Oh my god...I love my zoom groom!!! It's so gentle and the dogs love it (though I've had some dogs assume it was a fun, chewy toy and try to take it from my hands!) It's especially effective for removing shedding coats of Labrodors, Boxers, Pitbulls, Mastiffs, etc. I couldn't live with out it!


----------



## cshellenberger (Dec 2, 2006)

I have one, all my critters LOVE it. If they see it in my hands it becomes a competition of who can get to my lap first!


----------



## iwantmypup (Jan 6, 2007)

I used the first one...well I have it...but my pup doesnt let me use it..she ends up biting it..but i really like it alot:!


----------



## Gracie Doodle (Mar 13, 2007)

I have a double coated dog, german shepherd/husky mix, and he loves it.
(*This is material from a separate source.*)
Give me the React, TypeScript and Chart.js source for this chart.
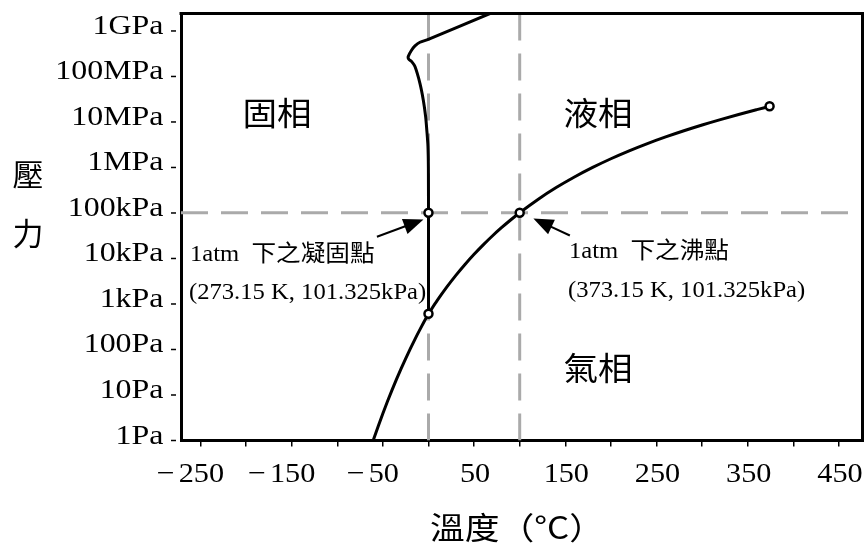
import React, { useEffect, useRef } from "react";
import { Chart, registerables } from "chart.js";

Chart.register(...registerables);

// ---- axis ranges & ticks ----
const X_MIN = -271.3;
const X_MAX = 475.8;
const Y_MIN = 1;
const Y_MAX = 2.42e9;

const xTickValues = [-250, -200, -150, -100, -50, 0, 50, 100, 150, 200, 250, 300, 350, 400, 450];
const xTickLabels = ["−250", "", "−150", "", "−50", "", "50", "", "150", "", "250", "", "350", "", "450"];
const yTickValues = [1, 10, 100, 1e3, 1e4, 1e5, 1e6, 1e7, 1e8, 1e9];
const yTickLabels = ["1Pa", "10Pa", "100Pa", "1kPa", "10kPa", "100kPa", "1MPa", "10MPa", "100MPa", "1GPa"];

// ---- phase boundaries (temperature °C, pressure Pa) ----
const sublimationT = [-62, -55, -50, -45, -40, -35, -30, -25, -20, -15, -10, -5, 0.01];
const sublimationP = [0.83, 2.09, 3.94, 7.2, 12.8, 22.3, 38.0, 63.3, 103.3, 165.5, 259.9, 401.7, 611.657];

const vaporT = [0.01, 10, 20, 30, 40, 50, 60, 70, 80, 90, 100, 120, 140, 160, 180, 200, 220, 240, 260, 280, 300, 320, 340, 360, 373.946];
const vaporP = [611.657, 1228, 2339, 4247, 7384, 12352, 19946, 31201, 47416, 70183, 101325, 198670, 361540, 618230, 1002800, 1554900, 2319600, 3346900, 4692300, 6416600, 8587900, 11284000, 14601000, 18666000, 22064000];

const meltT = [0.01, 0, -0.1, -0.6, -1.6, -3.1, -5.7, -9.3, -14.8, -18.4, -21.6, -22.2, -18.4, -14.8, -9.3, -0.2, 68];
const meltP = [611.657, 1.0e5, 1.0e6, 3.0e6, 5.8e6, 1.3e7, 3.05e7, 7.0e7, 1.65e8, 2.12e8, 2.39e8, 2.75e8, 3.82e8, 4.68e8, 5.65e8, 6.5e8, 2.45e9];

const specialT = [0.01, 0, 100, 373.946];
const specialP = [611.657, 101325, 101325, 22064000];

const freezeT = 0;
const boilT = 100;
const atmP = 101325;

// arrows (data coordinates: [T, P])
const arrowFreezeFrom = [-56.5, 3.0e4];
const arrowFreezeTo = [-5.5, 7.2e4];
const arrowBoilFrom = [155, 3.2e4];
const arrowBoilTo = [115, 7.6e4];

const toXY = (xs: number[], ys: number[]) => xs.map((x, i) => ({ x, y: ys[i] }));

const SERIF = '"Liberation Serif", "Times New Roman", serif';
const CJK = '"Noto Sans CJK TC", "Noto Sans CJK SC", sans-serif';
const TICK_FONT = `28px ${SERIF}`;
const TICK_SX = 1.14;
const XTICK_SX = 1.08;
const NOTE_FONT = `23px ${SERIF}, ${CJK}`;
const NOTE_SX = 1.07;

function drawText(ctx: CanvasRenderingContext2D, text: string, x: number, y: number, font: string, align: CanvasTextAlign, sx: number, baseline: CanvasTextBaseline = "alphabetic") {
  ctx.save();
  ctx.font = font;
  ctx.textAlign = align;
  ctx.textBaseline = baseline;
  ctx.fillStyle = "#000";
  ctx.translate(x, y);
  ctx.scale(sx, 1);
  ctx.fillText(text, 0, 0);
  ctx.restore();
}

function drawArrow(ctx: CanvasRenderingContext2D, x1: number, y1: number, x2: number, y2: number) {
  const ang = Math.atan2(y2 - y1, x2 - x1);
  const hl = 20;
  const hw = 8;
  const bx = x2 - hl * Math.cos(ang);
  const by = y2 - hl * Math.sin(ang);
  ctx.save();
  ctx.strokeStyle = "#000";
  ctx.fillStyle = "#000";
  ctx.lineWidth = 2;
  ctx.beginPath();
  ctx.moveTo(x1, y1);
  ctx.lineTo(bx + 2 * Math.cos(ang), by + 2 * Math.sin(ang));
  ctx.stroke();
  ctx.beginPath();
  ctx.moveTo(x2, y2);
  ctx.lineTo(bx + hw * Math.sin(ang), by - hw * Math.cos(ang));
  ctx.lineTo(bx - hw * Math.sin(ang), by + hw * Math.cos(ang));
  ctx.closePath();
  ctx.fill();
  ctx.restore();
}

const decorPlugin = {
  id: "decor",
  afterDraw(chart: any) {
    const { ctx, chartArea: ca, scales } = chart;
    const xs = scales.x;
    const ys = scales.y;
    ctx.save();

    // top & right frame
    ctx.strokeStyle = "#000";
    ctx.lineWidth = 3;
    ctx.lineJoin = "miter";
    ctx.beginPath();
    ctx.moveTo(ca.left - 1.5, ca.top);
    ctx.lineTo(ca.right, ca.top);
    ctx.lineTo(ca.right, ca.bottom + 1.5);
    ctx.stroke();

    // y tick marks (detached dashes) and labels
    ctx.lineWidth = 1.5;
    ys.ticks.forEach((t: any) => {
      const py = ys.getPixelForValue(t.value);
      ctx.beginPath();
      ctx.moveTo(ca.left - 10, py);
      ctx.lineTo(ca.left - 5, py);
      ctx.stroke();
      const idx = yTickValues.indexOf(t.value);
      if (idx >= 0) drawText(ctx, yTickLabels[idx], ca.left - 17.5, py + 3, TICK_FONT, "right", TICK_SX);
    });

    // x labels
    xs.ticks.forEach((t: any) => {
      const idx = xTickValues.indexOf(t.value);
      const lbl = idx >= 0 ? xTickLabels[idx] : "";
      if (!lbl) return;
      const px = xs.getPixelForValue(t.value) + 1;
      const neg = lbl.startsWith("−");
      const digits = neg ? lbl.slice(1) : lbl;
      ctx.font = TICK_FONT;
      const w = ctx.measureText(digits).width * XTICK_SX;
      drawText(ctx, digits, px, 482, TICK_FONT, "center", XTICK_SX);
      if (neg) drawText(ctx, "−", px - w / 2 - 4, 482, TICK_FONT, "right", TICK_SX);
    });

    // axis titles
    drawText(ctx, "壓", 28, 174, `31px ${CJK}`, "center", 1, "middle");
    drawText(ctx, "力", 28, 233, `31px ${CJK}`, "center", 1, "middle");
    drawText(ctx, "溫度（°C）", 517, 527, `31px ${CJK}`, "center", 1.12, "middle");

    // phase labels
    drawText(ctx, "固相", 277, 113, `32px ${CJK}`, "center", 1.08, "middle");
    drawText(ctx, "液相", 598, 113, `32px ${CJK}`, "center", 1.08, "middle");
    drawText(ctx, "氣相", 598, 368, `32px ${CJK}`, "center", 1.08, "middle");

    // annotations
    drawText(ctx, "1atm\u2002下之凝固點", 190, 261, NOTE_FONT, "left", NOTE_SX);
    drawText(ctx, "(273.15 K, 101.325kPa)", 189, 299, NOTE_FONT, "left", NOTE_SX);
    drawText(ctx, "1atm\u2002下之沸點", 569, 258, NOTE_FONT, "left", NOTE_SX);
    drawText(ctx, "(373.15 K, 101.325kPa)", 568, 297, NOTE_FONT, "left", NOTE_SX);

    // arrows
    drawArrow(ctx, xs.getPixelForValue(arrowFreezeFrom[0]), ys.getPixelForValue(arrowFreezeFrom[1]), xs.getPixelForValue(arrowFreezeTo[0]), ys.getPixelForValue(arrowFreezeTo[1]));
    drawArrow(ctx, xs.getPixelForValue(arrowBoilFrom[0]), ys.getPixelForValue(arrowBoilFrom[1]), xs.getPixelForValue(arrowBoilTo[0]), ys.getPixelForValue(arrowBoilTo[1]));

    ctx.restore();
  },
};

export default function App() {
  const ref = useRef<HTMLCanvasElement | null>(null);

  useEffect(() => {
    if (!ref.current) return;
    const noPts = { pointRadius: 0, pointHoverRadius: 0, pointBorderWidth: 0, pointHitRadius: 0 };
    const dash = { ...noPts, borderColor: "#aaaaaa", borderWidth: 3, borderDash: [27, 13], tension: 0, order: 5, fill: false };
    const curve = { ...noPts, borderColor: "#000", borderWidth: 3, fill: false, order: 3, borderCapStyle: "round" as const, borderJoinStyle: "round" as const };
    const chart = new Chart(ref.current, {
      type: "line",
      data: {
        datasets: [
          { ...dash, data: [{ x: freezeT, y: Y_MAX }, { x: freezeT, y: Y_MIN }] },
          { ...dash, data: [{ x: boilT, y: Y_MAX }, { x: boilT, y: Y_MIN }] },
          { ...dash, data: [{ x: X_MIN, y: atmP }, { x: X_MAX, y: atmP }] },
          { ...curve, data: toXY(sublimationT, sublimationP), cubicInterpolationMode: "monotone" },
          { ...curve, data: toXY(vaporT, vaporP), cubicInterpolationMode: "monotone" },
          { ...curve, data: toXY(meltT, meltP), tension: 0.25 },
          {
            type: "bubble",
            data: toXY(specialT, specialP),
            radius: 4,
            hoverRadius: 0,
            borderWidth: 2.5,
            backgroundColor: "#fff",
            borderColor: "#000",
            order: 1,
          },
        ] as any,
      },
      options: {
        animation: false,
        responsive: false,
        events: [],
        layout: { autoPadding: false, padding: { top: 13.5, right: 1.5, left: 0, bottom: 0 } },
        plugins: { legend: { display: false }, tooltip: { enabled: false } },
        scales: {
          x: {
            type: "linear",
            min: X_MIN,
            max: X_MAX,
            afterBuildTicks: (s: any) => {
              s.ticks = xTickValues.map((v) => ({ value: v }));
            },
            afterFit: (s: any) => {
              s.height = 105.5;
            },
            ticks: { display: false },
            grid: { display: true, drawOnChartArea: false, drawTicks: true, tickLength: 6, color: "#000", lineWidth: 1.5 },
            border: { display: true, width: 3, color: "#000" },
          },
          y: {
            type: "logarithmic",
            min: Y_MIN,
            max: Y_MAX,
            afterBuildTicks: (s: any) => {
              s.ticks = yTickValues.map((v) => ({ value: v }));
            },
            afterFit: (s: any) => {
              s.width = 181;
            },
            ticks: { display: false },
            grid: { display: true, drawOnChartArea: false, drawTicks: false, color: "#000" },
            border: { display: true, width: 3, color: "#000" },
          },
        },
      } as any,
      plugins: [decorPlugin],
    });
    return () => chart.destroy();
  }, []);

  return (
    <div style={{ position: "absolute", left: 0, top: 0, width: 864, height: 546, background: "#fff" }}>
      <canvas ref={ref} width={864} height={546} style={{ display: "block" }} />
    </div>
  );
}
I have found that the zoom groom (I use a different brand, but it's the same thing) works great to loosen the hair but doesn't remove all the hair. I use a comb to get rid of all the loose hair afterwards. this is the best type of brush that I have found that works well and that my dog likes also, he'd lay for hours and let me brush him.


----------



## Janelle (Jul 29, 2007)

i use my groom zoom in the tub when they are all soaped up great on labs and any shedding dog


----------



## brie (May 30, 2007)

I love mine, and so do the dogs. I use it to brush them, and in the tub to shampoo them.


----------



## Dakota Spirit (Jul 31, 2007)

Heh -blushes- I actually really don't like those rubber brushes. I do a lot of grooming at the Humane Society and they never seem to work very well for me.

I would much rather go with a nice rake or soft bristled brush.


----------